Taming the AV deployment challenge

In this article, we described the complexity of the AV software stack. We discussed what makes it so unique compared to other AI problems, what makes the AV workload so challenging to deploy and the need for high engineering velocity so the AV can continuously adapt and root out long-tail issues while scaling to new ODDs. Further, scaling AV fleets not only in volume in a single city, but multiple fleets across multiple cities requires a reduction in cost of the platform as volume scales.

The unique demands of the AV compute workload means that off-the-shelf commodity hardware either doesn’t fit the AV use-case or is inefficient and therefore has a negative impact on cost tradeoffs. For these reasons, we have invested in a vertically integrated HW / SW stack. Such vertical integration is crucial to meeting the demands on system-level cost, safety and reliability, which are all critical to scaling. The simplicity and portability of the AV SW deployment ecosystem allows for reuse of the ML toolchain (which is largely abstracted from ML engineers) across our custom SoCs as well as off-the-shelf hardware.

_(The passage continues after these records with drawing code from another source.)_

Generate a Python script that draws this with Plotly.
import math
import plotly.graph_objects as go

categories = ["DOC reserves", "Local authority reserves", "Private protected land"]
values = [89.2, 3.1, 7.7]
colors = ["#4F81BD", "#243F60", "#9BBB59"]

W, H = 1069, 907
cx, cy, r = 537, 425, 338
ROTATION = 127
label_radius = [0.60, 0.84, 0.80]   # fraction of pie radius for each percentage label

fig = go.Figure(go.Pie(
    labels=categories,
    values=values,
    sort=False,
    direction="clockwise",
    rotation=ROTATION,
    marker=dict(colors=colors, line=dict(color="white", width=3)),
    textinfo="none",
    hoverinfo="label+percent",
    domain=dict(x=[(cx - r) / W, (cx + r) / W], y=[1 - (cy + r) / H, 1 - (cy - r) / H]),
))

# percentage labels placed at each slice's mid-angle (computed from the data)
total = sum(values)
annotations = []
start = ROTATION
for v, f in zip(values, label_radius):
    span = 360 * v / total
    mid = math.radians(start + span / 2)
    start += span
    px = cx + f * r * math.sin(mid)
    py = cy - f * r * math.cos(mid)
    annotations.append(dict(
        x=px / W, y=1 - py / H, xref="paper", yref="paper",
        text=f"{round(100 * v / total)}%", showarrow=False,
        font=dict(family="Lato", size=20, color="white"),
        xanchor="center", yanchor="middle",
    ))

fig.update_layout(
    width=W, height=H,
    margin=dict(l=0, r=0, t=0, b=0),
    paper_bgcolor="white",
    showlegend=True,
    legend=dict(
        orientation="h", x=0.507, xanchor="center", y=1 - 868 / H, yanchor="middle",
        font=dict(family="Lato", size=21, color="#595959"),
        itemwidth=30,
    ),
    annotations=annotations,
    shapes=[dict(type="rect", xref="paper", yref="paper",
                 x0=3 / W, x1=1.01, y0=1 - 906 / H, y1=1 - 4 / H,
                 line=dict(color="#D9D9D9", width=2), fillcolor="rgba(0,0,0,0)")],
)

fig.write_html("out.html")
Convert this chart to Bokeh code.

DL frameworks (e.g., TensorFlow, Ptorch) do not treat sparse tensors as a first class datatype, compilers (like XLA, Ptorch JIT, TensorRT) don’t offer support for shape propagation for sparse shapes and support operators that work on sparse types.
DL framework runtimes (like TF runtime, Torch JIT) have an associated overhead at runtime, which in our experiments could be approximately an order of magnitude slower than a fully hand-optimized alternative. Additionally, the non-determinism and not having control of the codebase complicates reliability and maintenance of the codebase.